■ **TO BE DONE**
Begin with the first line of the material and write out each line exactly, ending with the line that contains "(za.east |- hE);". Pictures are not part of the copy.

■ **INPUT DATA**
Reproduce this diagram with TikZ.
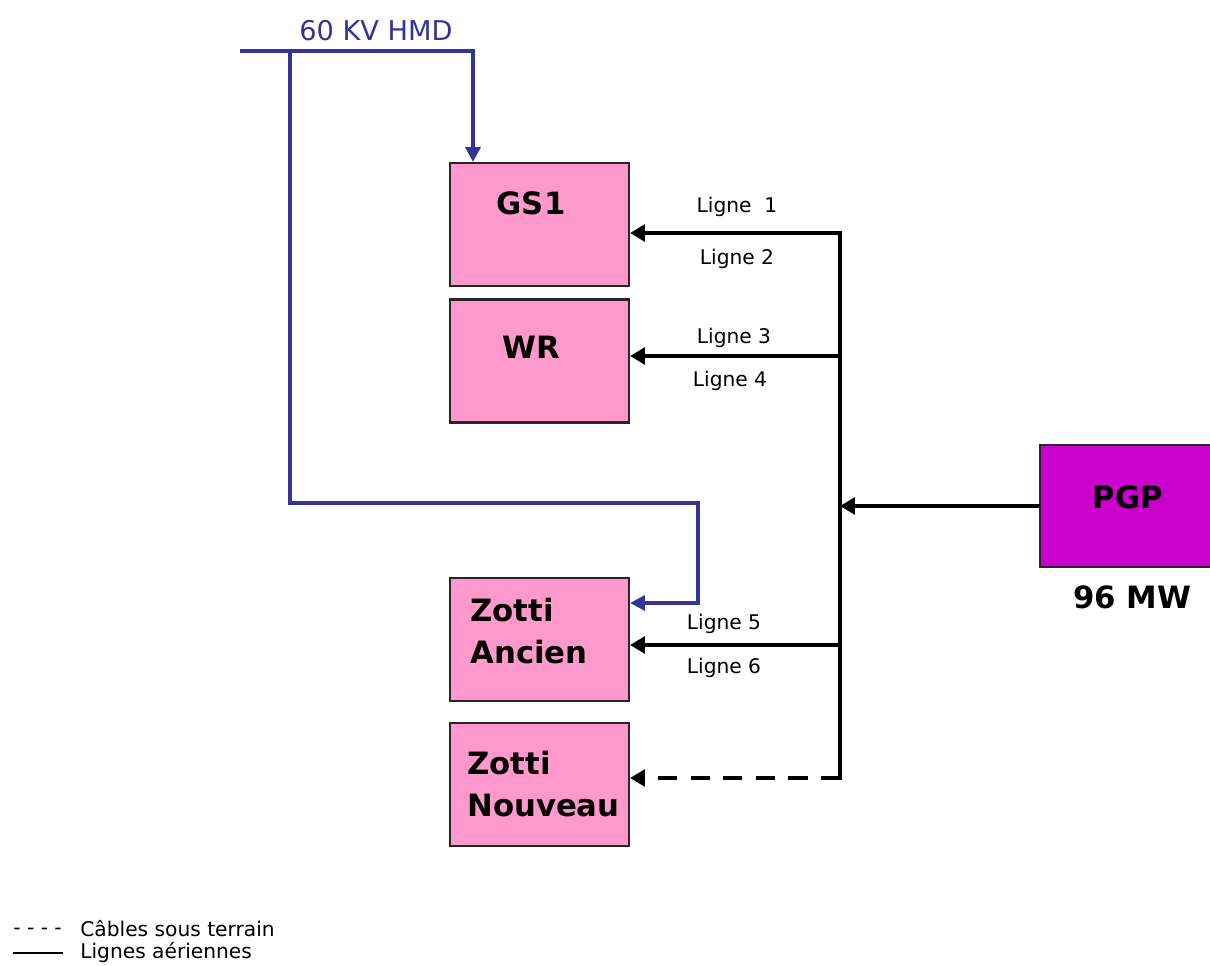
\documentclass[tikz,border=0pt]{standalone}
\usepackage{fontspec}
\setmainfont{DejaVu Sans}
\usetikzlibrary{arrows.meta}
\definecolor{hmdblue}{HTML}{333399}
\definecolor{boxpink}{HTML}{FF99CC}
\definecolor{pgpmag}{HTML}{CC00CC}
\tikzset{
  box/.style={draw=black!85, line width=1.2pt, fill=boxpink, minimum width=3.58cm, minimum height=2.46cm, inner sep=0pt},
  pgpbox/.style={fill=pgpmag, minimum width=3.8cm, minimum height=2.44cm, inner sep=0pt},
  pgpedge/.style={draw=black!85, line width=1.2pt},
  boxtext/.style={inner sep=0pt, font=\fontsize{17.5}{24}\selectfont\bfseries, align=left},
  ligne/.style={inner sep=0pt, font=\fontsize{11.5}{14}\selectfont},
  blueline/.style={draw=hmdblue, line width=2.1pt},
  bluearrow/.style={blueline, -{Triangle[length=8.5pt,width=8.5pt]}},
  busline/.style={draw=black, line width=2.7pt},
  busarrow/.style={busline, -{Triangle[length=8.5pt,width=9.5pt]}},
  cablearrow/.style={busarrow, dash pattern=on 11pt off 7.5pt},
}
\begin{document}
\begin{tikzpicture}[x=0.02cm,y=-0.02cm]
\useasboundingbox (0,0) rectangle (1210,966);

% boxes
\node[box] (gs1) at (539.5,224.5) {};
\node[box] (wr) at (539.5,361) {};
\node[box] (za) at (539.5,639.5) {};
\node[box] (zn) at (539.5,784.5) {};
\node[pgpbox] (pgp) at (1135,506) {};
\draw[pgpedge] (pgp.north east) -- (pgp.north west) -- (pgp.south west) -- (pgp.south east);

% box texts
\node[boxtext] (tgs1) at (531,203) {GS1};
\node[boxtext] (twr) at (531,347) {WR};
\node[boxtext, anchor=west] (tza) at (470,631) {Zotti\\Ancien};
\node[boxtext, anchor=west] (tzn) at (467,784) {Zotti\\Nouveau};
\node[boxtext] (tpgp) at (1128,497) {PGP};
\node[boxtext] (tmw) at (1132,597) {96 MW};

% 60 kV HMD bus
\node[inner sep=0pt, text=hmdblue, font=\fontsize{15.5}{18}\selectfont] (hmd) at (376,31) {60 KV HMD};
\coordinate (hL) at (240,51);
\coordinate (hA) at (290,51);
\coordinate (hB) at (473,51);
\coordinate (hC) at (290,503);
\coordinate (hD) at (698,503);
\coordinate (hE) at (698,603);
\draw[bluearrow] (hL) -- (hB) -- (hB |- gs1.north);
\draw[bluearrow] (hA) -- (hC) -- (hD) -- (hE) -- (za.east |- hE);

% PGP bus
\coordinate (b1) at (840,233);
\coordinate (b2) at (840,356);
\coordinate (b3) at (840,506);
\coordinate (b4) at (840,645);
\coordinate (b5) at (840,778);
\draw[busline, line cap=rect] (b1) -- (b5);
\draw[busarrow] (b1) -- (gs1.east |- b1);
\draw[busarrow] (b2) -- (wr.east |- b2);
\draw[busarrow] (pgp.west |- b3) -- (b3);
\draw[busarrow] (b4) -- (za.east |- b4);
\draw[cablearrow] (b5) -- (zn.east |- b5);

% line labels
\node[ligne] (l1) at (737,207) {Ligne\ \ 1};
\node[ligne] (l2) at (737,259) {Ligne 2};
\node[ligne] (l3) at (734,338) {Ligne 3};
\node[ligne] (l4) at (730,381) {Ligne 4};
\node[ligne] (l5) at (724,624) {Ligne 5};
\node[ligne] (l6) at (724,668) {Ligne 6};

% legend
\node[ligne, anchor=west] (dsh) at (13,931) {- - - -};
\node[ligne, anchor=west] (lg1) at (80,929) {Câbles sous terrain};
\coordinate (s1) at (13,953);
\coordinate (s2) at (63,953);
\draw[line width=0.9pt] (s1) -- (s2);
\node[ligne, anchor=west] (lg2) at (80,953) {Lignes aériennes};
\end{tikzpicture}
\end{document}
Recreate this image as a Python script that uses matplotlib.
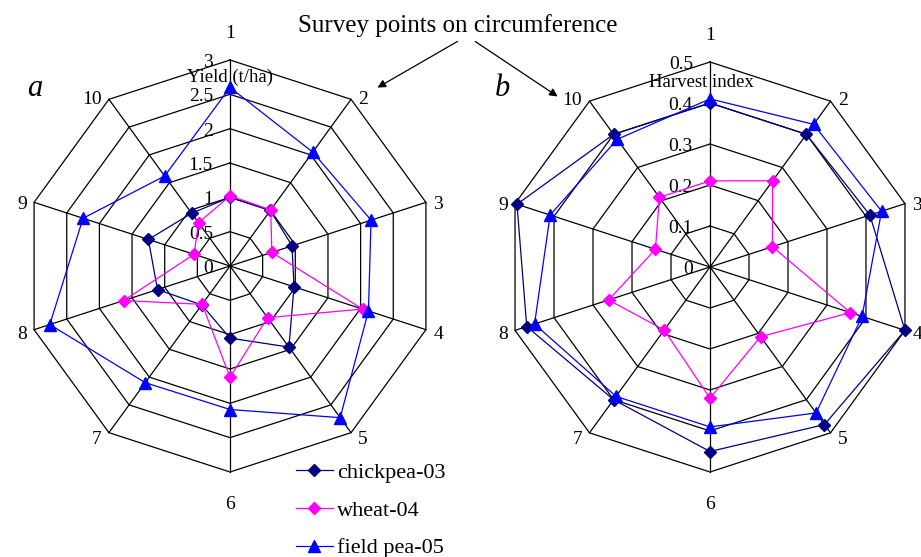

■ **IN RESPONSE**
Reproduce this diagram with TikZ.
\documentclass[tikz,border=0pt]{standalone}
\usepackage{fontspec}
\setmainfont{DejaVu Sans}
\usetikzlibrary{arrows.meta}
\definecolor{hmdblue}{HTML}{333399}
\definecolor{boxpink}{HTML}{FF99CC}
\definecolor{pgpmag}{HTML}{CC00CC}
\tikzset{
  box/.style={draw=black!85, line width=1.2pt, fill=boxpink, minimum width=3.58cm, minimum height=2.46cm, inner sep=0pt},
  pgpbox/.style={fill=pgpmag, minimum width=3.8cm, minimum height=2.44cm, inner sep=0pt},
  pgpedge/.style={draw=black!85, line width=1.2pt},
  boxtext/.style={inner sep=0pt, font=\fontsize{17.5}{24}\selectfont\bfseries, align=left},
  ligne/.style={inner sep=0pt, font=\fontsize{11.5}{14}\selectfont},
  blueline/.style={draw=hmdblue, line width=2.1pt},
  bluearrow/.style={blueline, -{Triangle[length=8.5pt,width=8.5pt]}},
  busline/.style={draw=black, line width=2.7pt},
  busarrow/.style={busline, -{Triangle[length=8.5pt,width=9.5pt]}},
  cablearrow/.style={busarrow, dash pattern=on 11pt off 7.5pt},
}
\begin{document}
\begin{tikzpicture}[x=0.02cm,y=-0.02cm]
\useasboundingbox (0,0) rectangle (1210,966);

% boxes
\node[box] (gs1) at (539.5,224.5) {};
\node[box] (wr) at (539.5,361) {};
\node[box] (za) at (539.5,639.5) {};
\node[box] (zn) at (539.5,784.5) {};
\node[pgpbox] (pgp) at (1135,506) {};
\draw[pgpedge] (pgp.north east) -- (pgp.north west) -- (pgp.south west) -- (pgp.south east);

% box texts
\node[boxtext] (tgs1) at (531,203) {GS1};
\node[boxtext] (twr) at (531,347) {WR};
\node[boxtext, anchor=west] (tza) at (470,631) {Zotti\\Ancien};
\node[boxtext, anchor=west] (tzn) at (467,784) {Zotti\\Nouveau};
\node[boxtext] (tpgp) at (1128,497) {PGP};
\node[boxtext] (tmw) at (1132,597) {96 MW};

% 60 kV HMD bus
\node[inner sep=0pt, text=hmdblue, font=\fontsize{15.5}{18}\selectfont] (hmd) at (376,31) {60 KV HMD};
\coordinate (hL) at (240,51);
\coordinate (hA) at (290,51);
\coordinate (hB) at (473,51);
\coordinate (hC) at (290,503);
\coordinate (hD) at (698,503);
\coordinate (hE) at (698,603);
\draw[bluearrow] (hL) -- (hB) -- (hB |- gs1.north);
\draw[bluearrow] (hA) -- (hC) -- (hD) -- (hE) -- (za.east |- hE);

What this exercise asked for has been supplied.